Sunday was not a great night for San Jose Earthquakes forward Alan Gordon. In earning two yellow cards against the Portland Timbers, Gordon was ejected from the match and consigned his team to a 1-0 loss. In between the two cautions, Gordon was caught on camera using a gay slur directed at Timbers midfielder Will Johnson. That Johnson eventually scored the match winner for Portland provided some karmic justice for Gordon's transgression, but it was of minor significance when compared to the insensitivity his comment held for those that wish to believe MLS when its players pledge to stamp out discrimination from professional soccer.
After two very high profile derogatory comments from MLS players were punished by league officials in 2012, many hoped that the lengthy 3 match bans imposed on the guilty would serve to prevent other players from displaying the same abhorrent behavior. Instead, as Gordon's actions have shown, not everyone in MLS has received the message.
Through its MLS W.O.R.K.S. community service branch, MLS has instituted a "Don't Cross the Line" program of public service announcements that are played in stadiums and on television during league matches.
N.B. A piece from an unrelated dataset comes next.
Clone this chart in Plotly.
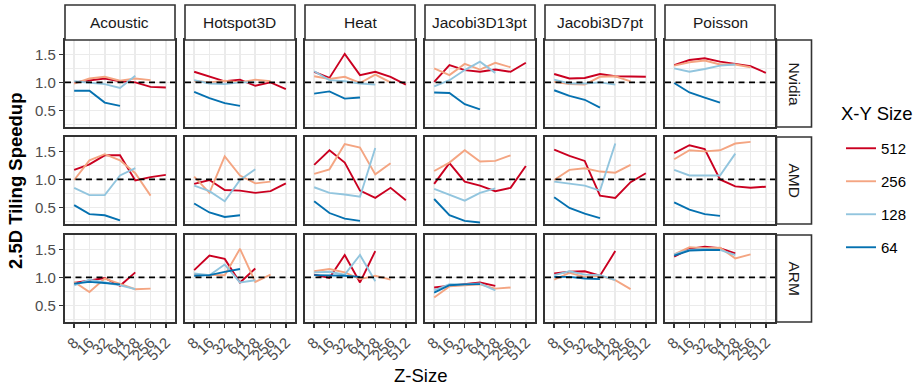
import plotly.graph_objects as go

# ---------------- data ----------------
Z_SIZES = ["8", "16", "32", "64", "128", "256", "512"]
BENCHMARKS = ["Acoustic", "Hotspot3D", "Heat", "Jacobi3D13pt", "Jacobi3D7pt", "Poisson"]
PLATFORMS = ["Nvidia", "AMD", "ARM"]
XY_SIZES = ["512", "256", "128", "64"]
COLORS = ["#CA0020", "#F4A582", "#92C5DE", "#0571B0"]

# each list: one sub-list per benchmark (order of BENCHMARKS), values over Z_SIZES
nvidia_512 = [[1.00, 1.03, 1.07, 1.02, 1.00, 0.92, 0.91],
              [1.19, 1.10, 1.02, 1.05, 0.94, 1.00, 0.88],
              [1.19, 1.08, 1.51, 1.13, 1.19, 1.10, 0.96],
              [1.01, 1.31, 1.22, 1.19, 1.23, 1.19, 1.35],
              [1.15, 1.07, 1.08, 1.15, 1.11, 1.10, 1.10],
              [1.31, 1.40, 1.43, 1.37, 1.33, 1.29, 1.17]]
nvidia_256 = [[0.98, 1.07, 1.10, 1.03, 1.07, 1.04],
              [1.03, 1.00, 1.03, 1.00, 1.05, 1.02],
              [1.11, 1.06, 1.10, 0.99, 1.14, 1.00],
              [1.25, 1.13, 1.33, 1.23, 1.35, 1.27],
              [1.01, 0.97, 0.96, 1.10, 1.11, 1.02],
              [1.30, 1.36, 1.39, 1.32, 1.32, 1.27]]
nvidia_128 = [[1.02, 1.00, 0.97, 0.90, 1.12],
              [1.04, 0.98, 0.97, 1.00, 1.00],
              [1.20, 1.04, 1.02, 0.98, 0.96],
              [0.93, 1.04, 1.22, 1.37, 1.17],
              [1.05, 0.98, 0.98, 1.00, 0.96],
              [1.25, 1.19, 1.24, 1.30, 1.32]]
nvidia_64 = [[0.85, 0.85, 0.64, 0.58],
             [0.83, 0.72, 0.63, 0.58],
             [0.80, 0.84, 0.71, 0.73],
             [0.82, 0.81, 0.61, 0.52],
             [0.86, 0.76, 0.69, 0.55],
             [0.99, 0.82, 0.73, 0.64]]

amd_512 = [[1.17, 1.27, 1.43, 1.43, 0.98, 1.04, 1.08],
           [0.92, 0.99, 0.81, 0.80, 0.76, 0.79, 0.93],
           [1.26, 1.52, 1.30, 0.80, 0.67, 0.85, 0.63],
           [0.92, 1.29, 0.96, 0.89, 0.79, 0.85, 1.24],
           [1.53, 1.42, 1.33, 0.71, 0.67, 0.95, 1.11],
           [1.47, 1.61, 1.54, 1.00, 0.875, 0.85, 0.87]]
amd_256 = [[0.99, 1.34, 1.45, 1.34, 1.11, 0.71],
           [1.05, 0.76, 1.41, 1.07, 0.93, 0.96],
           [1.10, 1.18, 1.63, 1.57, 1.09, 1.29],
           [1.15, 1.30, 1.52, 1.32, 1.33, 1.43],
           [0.99, 1.17, 1.20, 1.14, 1.12, 1.26],
           [1.36, 1.52, 1.50, 1.52, 1.64, 1.67]]
amd_128 = [[0.85, 0.72, 0.72, 1.07, 1.20],
           [0.89, 0.79, 0.61, 0.99, 1.18],
           [0.86, 0.76, 0.73, 0.69, 1.56],
           [0.83, 0.73, 0.62, 0.76, 0.84],
           [0.96, 0.92, 0.89, 0.80, 1.64],
           [1.17, 1.07, 1.07, 1.07, 1.46]]
amd_64 = [[0.54, 0.38, 0.36, 0.27],
          [0.57, 0.41, 0.33, 0.36],
          [0.61, 0.40, 0.30, 0.26],
          [0.65, 0.36, 0.26, 0.23],
          [0.68, 0.49, 0.39, 0.31],
          [0.59, 0.46, 0.38, 0.35]]

arm_512 = [[0.90, 0.95, 0.99, 0.85, 1.09],
           [1.13, 1.39, 1.33, 0.91, 1.16],
           [1.05, 0.99, 1.40, 0.91, 1.47],
           [0.82, 0.85, 0.88, 0.91, 0.85],
           [1.07, 1.10, 1.11, 1.03, 1.47],
           [1.37, 1.51, 1.55, 1.52, 1.43]]
arm_256 = [[0.92, 0.74, 0.98, 0.89, 0.79, 0.80],
           [1.05, 1.04, 1.04, 1.51, 0.92, 1.05],
           [1.11, 1.15, 1.09, 0.97, 1.03, 0.96],
           [0.64, 0.84, 0.86, 0.875, 0.80, 0.82],
           [0.96, 1.08, 1.01, 1.03, 0.95, 0.79],
           [1.41, 1.54, 1.52, 1.53, 1.34, 1.41]]
arm_128 = [[0.86, 0.96, 0.91, 0.86, 0.79],
           [1.07, 1.04, 1.23, 0.91, 0.95],
           [1.09, 1.10, 1.05, 1.40, 0.93],
           [0.77, 0.88, 0.875, 0.89, 0.77],
           [1.04, 1.11, 1.05, 1.04, 0.95],
           [1.41, 1.49, 1.51, 1.49, 1.40]]
arm_64 = [[0.89, 0.92, 0.90, 0.875],
          [1.03, 1.04, 1.10, 1.15],
          [1.04, 1.04, 1.03, 1.01],
          [0.73, 0.86, 0.875, 0.88],
          [1.01, 1.01, 0.98, 0.97],
          [1.39, 1.48, 1.49, 1.49]]

PLATFORM_DATA = [
    [nvidia_512, nvidia_256, nvidia_128, nvidia_64],
    [amd_512, amd_256, amd_128, amd_64],
    [arm_512, arm_256, arm_128, arm_64],
]

Y_TICKS = [0.5, 1.0, 1.5]
Y_TICK_TEXT = ["0.5", "1.0", "1.5"]

# ---------------- layout geometry ----------------
W, H = 923, 389
FONT = "Liberation Sans, Arial, Helvetica, sans-serif"
PANEL_W, PANEL_H = 110, 87
COL_LEFT = [65 + 120 * i for i in range(6)]
ROW_TOP = [40, 137, 235]
BORDER = "#333333"
GRID = "#EBEBEB"
TICK_SIZE = 15
STRIP_SIZE = 15.5
TITLE_SIZE = 18.5


def px_x(x):
    return x / W


def px_y(y):
    return 1 - y / H


fig = go.Figure()
layout_axes = {}
shapes = []
annotations = []

for r, plat in enumerate(PLATFORMS):
    for c, bench in enumerate(BENCHMARKS):
        k = r * 6 + c + 1
        xs = "" if k == 1 else str(k)
        xname, yname = "x" + xs, "y" + xs
        for s, size in enumerate(XY_SIZES):
            yv = PLATFORM_DATA[r][s][c]
            fig.add_trace(go.Scatter(
                x=Z_SIZES[:len(yv)], y=yv, mode="lines",
                line=dict(color=COLORS[s], width=1.9),
                name=size, legendgroup=size,
                showlegend=(k == 1),
                xaxis=xname, yaxis=yname,
            ))
        bottom = r == 2
        left = c == 0
        layout_axes["xaxis" + xs] = dict(
            domain=[px_x(COL_LEFT[c]), px_x(COL_LEFT[c] + PANEL_W)],
            anchor=yname, type="category",
            categoryorder="array", categoryarray=Z_SIZES,
            range=[-0.6, 6.6], automargin=False,
            tickmode="array", tickvals=Z_SIZES, ticktext=Z_SIZES,
            showgrid=True, gridcolor=GRID, gridwidth=1.8,
            showline=True, linecolor=BORDER, linewidth=1.6, mirror=True,
            zeroline=False,
            ticks="outside" if bottom else "", ticklen=4.5, tickwidth=1.4, tickcolor=BORDER,
            showticklabels=bottom, tickangle=-45,
            tickfont=dict(family=FONT, size=TICK_SIZE, color="#4D4D4D"),
            fixedrange=True,
        )
        layout_axes["yaxis" + xs] = dict(
            domain=[px_y(ROW_TOP[r] + PANEL_H), px_y(ROW_TOP[r])],
            anchor=xname, range=[0.204, 1.757], automargin=False,
            tickmode="array", tickvals=Y_TICKS, ticktext=Y_TICK_TEXT,
            showgrid=True, gridcolor=GRID, gridwidth=1.8,
            minor=dict(tickvals=[0.25, 0.75, 1.25, 1.75], showgrid=True,
                       gridcolor=GRID, gridwidth=0.9, ticks=""),
            showline=True, linecolor=BORDER, linewidth=1.6, mirror=True,
            zeroline=False,
            ticks="outside" if left else "", ticklen=4.5, tickwidth=1.4, tickcolor=BORDER,
            showticklabels=left,
            tickfont=dict(family=FONT, size=TICK_SIZE, color="#4D4D4D"),
            fixedrange=True,
        )
        # reference line at speedup 1.0
        shapes.append(dict(
            type="line", xref=xname + " domain", yref=yname,
            x0=0, x1=1, y0=1.0, y1=1.0, layer="above",
            line=dict(color="black", width=1.6, dash="6px,4.5px"),
        ))

# column strips
STRIP_TOP = 5
for c, bench in enumerate(BENCHMARKS):
    shapes.append(dict(type="rect", xref="paper", yref="paper",
                       x0=px_x(COL_LEFT[c]), x1=px_x(COL_LEFT[c] + PANEL_W),
                       y0=px_y(ROW_TOP[0]), y1=px_y(STRIP_TOP),
                       fillcolor="white", line=dict(color=BORDER, width=1.6), layer="above"))
    annotations.append(dict(text=bench, xref="paper", yref="paper",
                            x=px_x(COL_LEFT[c] + PANEL_W / 2),
                            y=px_y((STRIP_TOP + ROW_TOP[0]) / 2),
                            showarrow=False, xanchor="center", yanchor="middle",
                            font=dict(family=FONT, size=STRIP_SIZE, color="#1A1A1A")))

# row strips
STRIP_L = COL_LEFT[5] + PANEL_W + 1.5
STRIP_R = STRIP_L + 35
for r, plat in enumerate(PLATFORMS):
    shapes.append(dict(type="rect", xref="paper", yref="paper",
                       x0=px_x(STRIP_L), x1=px_x(STRIP_R),
                       y0=px_y(ROW_TOP[r] + PANEL_H), y1=px_y(ROW_TOP[r]),
                       fillcolor="white", line=dict(color=BORDER, width=1.6), layer="above"))
    annotations.append(dict(text=plat, xref="paper", yref="paper",
                            x=px_x((STRIP_L + STRIP_R) / 2),
                            y=px_y(ROW_TOP[r] + PANEL_H / 2),
                            showarrow=False, textangle=90,
                            xanchor="center", yanchor="middle",
                            font=dict(family=FONT, size=STRIP_SIZE, color="#1A1A1A")))

# axis titles
annotations.append(dict(text="Z-Size", xref="paper", yref="paper",
                        x=px_x((COL_LEFT[0] + COL_LEFT[5] + PANEL_W) / 2), y=px_y(375),
                        showarrow=False, xanchor="center", yanchor="middle",
                        font=dict(family=FONT, size=TITLE_SIZE, color="black")))
annotations.append(dict(text="<b>2.5D Tiling Speedup</b>", xref="paper", yref="paper",
                        x=px_x(15), y=px_y((ROW_TOP[0] + ROW_TOP[2] + PANEL_H) / 2),
                        showarrow=False, textangle=-90, xanchor="center", yanchor="middle",
                        font=dict(family=FONT, size=TITLE_SIZE, color="black")))
# legend title
annotations.append(dict(text="X-Y Size", xref="paper", yref="paper",
                        x=px_x(839), y=px_y(113),
                        showarrow=False, xanchor="left", yanchor="middle",
                        font=dict(family=FONT, size=TITLE_SIZE, color="black")))

fig.update_layout(
    width=W, height=H,
    margin=dict(l=0, r=0, t=0, b=0, autoexpand=False),
    paper_bgcolor="white", plot_bgcolor="white",
    font=dict(family=FONT, color="black"),
    shapes=shapes, annotations=annotations,
    showlegend=True,
    legend=dict(
        x=px_x(841), y=px_y(132), xanchor="left", yanchor="top",
        traceorder="grouped", tracegroupgap=10.5,
        font=dict(family=FONT, size=TICK_SIZE, color="black"),
        bgcolor="rgba(0,0,0,0)", itemwidth=30,
    ),
    **layout_axes,
)

fig.write_html(
    "out.html",
    config={"displayModeBar": False, "staticPlot": True},
    post_script="document.body.style.margin='0';document.body.style.overflow='hidden';",
)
Gordon's teammate Chris Wondolowski participated in the program, as did other high profile MLS stars. The message is clear: Discriminatory language and behavior will not be tolerated on or off the field in Major League Soccer.
Immediately following the Earthquakes 1-0 loss to the Timbers on Sunday, Gordon was unavailable to the media. However, within a few hours of the final whistle, he issued an apology for his comments through a club statement. Contrite but direct, Gordon took responsibility for saying the gay slur and pleaded that it was totally out of character.
By midday Monday, Earthquakes president Dave Kaval released his own statement on the incident calling Gordon's inappropriate language an isolated incident that do not reflect the ideals of the Quakes organization. And on Tuesday, the MLS Disciplinary Committee and league commissioner announced that Gordon had been suspended for three matches for "unacceptable and offensive language toward an opponent."
Should the penalty levied against Gordon been greater? Verbally sparring on the soccer field is nothing new, but using language that is hurtful to so many does demand condemnation. That MLS even suspends players in such instances should be celebrated, and other sports organizations could learn a lesson from its swift action against Gordon and others. Such steps toward completely eradicating homophobia from sporting culture may not always seem effective, but as CSNBayArea.com's Ray Ratto explains, the process will take place incrementally and not overnight.
After a journeyman's start to his MLS career, Gordon reached the pinnacle of popularity and performance last year in turning in his best season as a professional. He had become the visual and spiritual leader of an Earthquakes team that captured the Supporters' Shield as the best team in the league. He earned his first cap with the U.S. Men's National Team. But with the sudden utterance of two inflammatory words, spoken in the heat of the moment by the otherwise affable Quakes forward, Gordon has shaken the support he has so carefully earned in the opinions of many fans.
Redemption in the hearts and minds of his fans won't necessarily come easy, but with his trademark frank openness, Gordon has already started down the path to earning their forgiveness. Gordon knows what he said was wrong, that was evident for all to see from the very moment the words left his mouth. Genuine apology submitted, deserved penalty given, necessary lessons learned.